Physicians at the Institute of Post Graduate Medical Education & Research (IPGMER) have achieved a significant breakthrough in treating a patient with a rare illness of the central nervous system caused by the “brain-eating amoeba,” Naegleria fowleri. The illness, formally known as primary amoebic meningoencephalitis (PAM), often carries a mortality rate exceeding 90%. The patient, identified as Howrah resident Dipankar Bhowmik, was admitted to the hospital on January 6 with symptoms of acute encephalitis and was discharged from the critical care unit on Monday.

Mr. Bhowmik will continue to be monitored in the ward for a few more days before receiving clearance to go home. Experts emphasize that the nasal tube is the entry point for the brain-eating amoeba commonly found in contaminated water.

A dedicated team of doctors, including Dr. Sugata Dasgupta, Dr. Samarendra Samui, Dr. Atanu Biswas, Dr. Aniruddha Chatterjee, and Dr. Alakes Kumar Kole, collaborated to deliver comprehensive treatment to the patient. This successful intervention signifies a crucial advancement in managing a condition historically associated with low survival rates.

All you want to know about Naegleria fowleri

Naegleria is a single-celled living organism (Amoeba) that is observable only through a microscope due to its diminutive size.


warm freshwater (lakes and rivers), Tap water, Water heaters, natural springs, and discharged warm water from industrial plants.


Route of transmission

The amoeba infiltrates the body through the nose.


Mode of transmission

The transmission typically occurs when individuals swim, dive, or submerge their heads in freshwater sources (lakes, rivers). This phenomenon also arises when people employ contaminated tap water for nasal cleansing during religious practices or sinus rinsing (introducing water into the nasal passages).

The infection can not spread from one person to another.



Naegleria fowleri can cause PAM, a brain infection leading to the destruction of brain tissue inducing brain swelling and ultimately leading to death.



During its initial stages, symptoms of PAM may resemble those of bacterial meningitis.

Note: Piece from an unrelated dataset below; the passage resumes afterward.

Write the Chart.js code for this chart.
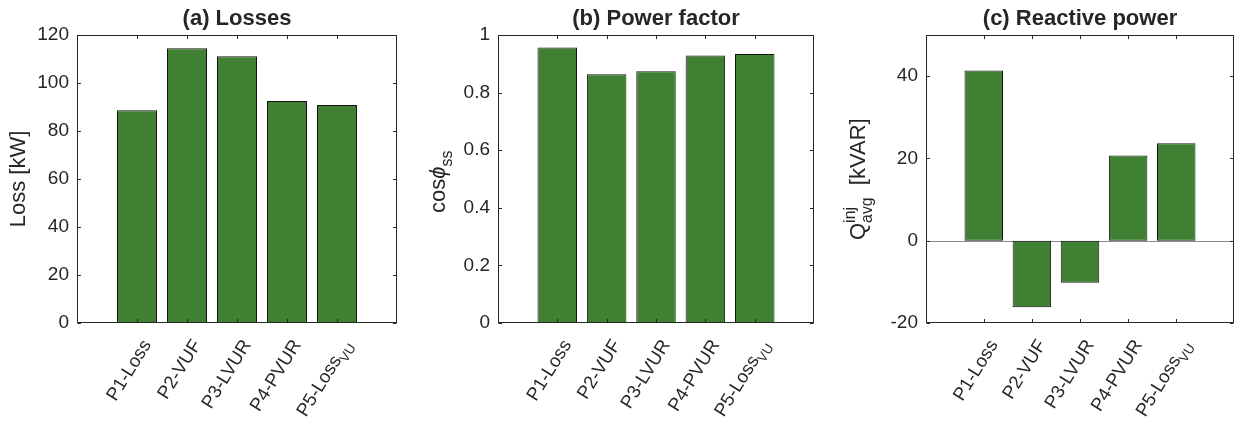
<!DOCTYPE html>
<html>
<head>
<meta charset="utf-8">
<script src="https://cdn.jsdelivr.net/npm/chart.js@4.4.0/dist/chart.umd.min.js"></script>
<style>
  body { margin: 0; background: #fff; }
  #wrap { position: relative; width: 1236px; height: 427px; }
  canvas { position: absolute; top: 0; }
</style>
</head>
<body>
<div id="wrap">
  <canvas id="lossChart" width="415" height="427" style="left:0"></canvas>
  <canvas id="pfChart" width="415" height="427" style="left:415px"></canvas>
  <canvas id="qChart" width="406" height="427" style="left:830px"></canvas>
</div>
<script>
// strategies; "_" marks a subscript
const categories = ['P1-Loss', 'P2-VUF', 'P3-LVUR', 'P4-PVUR', 'P5-Loss_VU'];

const lossKW = [88.6, 114.5, 111.1, 92.5, 90.8];
const powerFactor = [0.957, 0.864, 0.874, 0.929, 0.934];
const reactiveKVAR = [41.4, -16.2, -10.2, 20.7, 23.7];

const lossTicks = [0, 20, 40, 60, 80, 100, 120];
const pfTicks = [0, 0.2, 0.4, 0.6, 0.8, 1];
const qTicks = [-20, 0, 20, 40];

const FONT = '"Liberation Sans", Arial, Helvetica, sans-serif';
const INK = '#262626';
const BAR_GREEN = '#408033';

function setFont(ctx, size, bold, italic) {
  ctx.font = (italic ? 'italic ' : '') + (bold ? 'bold ' : '') + size + 'px ' + FONT;
}

// parts: {t, it} normal text, {sub}, {sup}, or {sup, sub} stacked
function richWidth(ctx, parts, size) {
  let w = 0;
  parts.forEach(p => {
    if (p.t !== undefined) {
      setFont(ctx, size, false, p.it);
      w += ctx.measureText(p.t).width;
    } else {
      setFont(ctx, size * 0.72, false, false);
      w += Math.max(ctx.measureText(p.sup || '').width, ctx.measureText(p.sub || '').width);
    }
  });
  return w;
}

function drawRich(ctx, parts, size, x0) {
  let x = x0;
  ctx.textAlign = 'left';
  ctx.textBaseline = 'alphabetic';
  parts.forEach(p => {
    if (p.t !== undefined) {
      setFont(ctx, size, false, p.it);
      ctx.fillText(p.t, x, 0);
      x += ctx.measureText(p.t).width;
    } else {
      setFont(ctx, size * 0.72, false, false);
      let w = 0;
      if (p.sup) { ctx.fillText(p.sup, x, -size * 0.45); w = ctx.measureText(p.sup).width; }
      if (p.sub) { ctx.fillText(p.sub, x, size * 0.3); w = Math.max(w, ctx.measureText(p.sub).width); }
      x += w;
    }
  });
}

function labelParts(name) {
  const i = name.indexOf('_');
  if (i < 0) return [{ t: name }];
  return [{ t: name.slice(0, i) }, { sub: name.slice(i + 1) }];
}

// MATLAB-like box, inward ticks, rotated category labels, title and y label
const axesDecor = {
  id: 'axesDecor',
  beforeDatasetsDraw(chart, args, opts) {
    const { ctx, chartArea: a } = chart;
    if (opts.baseline) {
      const y0 = Math.round(chart.scales.y.getPixelForValue(0)) + 0.5;
      ctx.save();
      ctx.strokeStyle = '#8a8a8a';
      ctx.lineWidth = 1;
      ctx.beginPath();
      ctx.moveTo(a.left, y0);
      ctx.lineTo(a.right, y0);
      ctx.stroke();
      ctx.restore();
    }
  },
  afterDraw(chart, args, opts) {
    const { ctx, chartArea: a } = chart;
    const xs = chart.scales.x, ys = chart.scales.y;
    const L = Math.round(a.left) + 0.5, R = Math.round(a.right) - 0.5;
    const T = Math.round(a.top) + 0.5, B = Math.round(a.bottom) - 0.5;
    ctx.save();
    ctx.strokeStyle = INK;
    ctx.lineWidth = 1;
    ctx.strokeRect(L, T, R - L, B - T);
    const tl = 3.5;
    ctx.beginPath();
    categories.forEach((c, i) => {
      const px = Math.round(xs.getPixelForValue(i + 1)) + 0.5;
      ctx.moveTo(px, B); ctx.lineTo(px, B - tl);
      ctx.moveTo(px, T); ctx.lineTo(px, T + tl);
    });
    opts.yTicks.forEach(v => {
      const py = Math.round(ys.getPixelForValue(v)) + 0.5;
      ctx.moveTo(L, py); ctx.lineTo(L + tl, py);
      ctx.moveTo(R, py); ctx.lineTo(R - tl, py);
    });
    ctx.stroke();

    ctx.fillStyle = INK;
    // category labels, rotated
    const ls = 18.5;
    categories.forEach((c, i) => {
      const parts = labelParts(c);
      const w = richWidth(ctx, parts, ls);
      ctx.save();
      ctx.translate(xs.getPixelForValue(i + 1) + 9, a.bottom + 18);
      ctx.rotate(-58 * Math.PI / 180);
      ctx.translate(0, ls * 0.36);
      drawRich(ctx, parts, ls, -w);
      ctx.restore();
    });

    // title
    setFont(ctx, 22, true, false);
    ctx.textAlign = 'center';
    ctx.textBaseline = 'alphabetic';
    ctx.fillText(opts.title, (a.left + a.right) / 2, 25);

    // y label
    const ts = 22;
    const tw = richWidth(ctx, opts.yTitle, ts);
    ctx.save();
    ctx.translate(opts.yTitleX, opts.yTitleY);
    ctx.rotate(-Math.PI / 2);
    drawRich(ctx, opts.yTitle, ts, opts.yTitleAlign === 'start' ? 0 : -tw / 2);
    ctx.restore();
    ctx.restore();
  }
};

function makePanel(id, values, yMin, yMax, yTicks, axisWidth, padRight, decor) {
  const ctx = document.getElementById(id).getContext('2d');
  return new Chart(ctx, {
    type: 'bar',
    data: {
      datasets: [{
        data: categories.map((c, i) => ({ x: i + 1, y: values[i] })),
        backgroundColor: BAR_GREEN,
        borderColor: '#151515',
        borderWidth: 1,
        borderSkipped: false,
        barPercentage: 0.8,
        categoryPercentage: 1
      }]
    },
    options: {
      responsive: false,
      animation: false,
      devicePixelRatio: 1,
      layout: { padding: { left: 0, right: padRight, top: 35, bottom: 0 } },
      scales: {
        x: {
          type: 'linear',
          min: -0.2,
          max: 6.2,
          offset: false,
          grid: { display: false },
          border: { display: false },
          ticks: { display: false },
          afterFit: s => { s.height = 104; }
        },
        y: {
          min: yMin,
          max: yMax,
          grid: { display: false, drawTicks: false },
          border: { display: false },
          ticks: {
            color: INK,
            padding: 8,
            font: { family: FONT, size: 19 },
            callback: v => String(+v.toFixed(2))
          },
          afterBuildTicks: s => { s.ticks = yTicks.map(v => ({ value: v })); },
          afterFit: s => { s.width = axisWidth; }
        }
      },
      plugins: {
        legend: { display: false },
        tooltip: { enabled: false },
        axesDecor: Object.assign({ yTicks: yTicks }, decor)
      }
    },
    plugins: [axesDecor]
  });
}

makePanel('lossChart', lossKW, 0, 120, lossTicks, 77, 18, {
  title: '(a) Losses',
  yTitle: [{ t: 'Loss [kW]' }],
  yTitleX: 25, yTitleY: 179
});

makePanel('pfChart', powerFactor, 0, 1, pfTicks, 83, 16, {
  title: '(b) Power factor',
  yTitle: [{ t: 'cos' }, { t: 'ϕ', it: true }, { sub: 'ss' }],
  yTitleX: 30, yTitleY: 213, yTitleAlign: 'start'
});

makePanel('qChart', reactiveKVAR, -20, 50, qTicks, 96, 2, {
  title: '(c) Reactive power',
  yTitle: [{ t: 'Q' }, { sup: 'inj', sub: 'avg' }, { t: '  [kVAR]' }],
  yTitleX: 35, yTitleY: 240, yTitleAlign: 'start',
  baseline: true
});
</script>
</body>
</html>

  • Onset of PAM symptoms: Usually 5 days after infection, though it can range from 1 to 12 days.

Early symptoms:

  • Headaches
  • Fever
  • Nausea, or vomiting

Subsequent symptoms can manifest as a stiff neck, confusion, diminished attention to people and surroundings, seizures, hallucinations, and eventual coma.

Following the initiation of symptoms, the disease advances rapidly, often resulting in death within about 5 days.


Treatment of PAM

A combination of drugs, which commonly includes amphotericin B, azithromycin, fluconazole, rifampin, miltefosine, and dexamethasone, is typically employed for the treatment of PAM.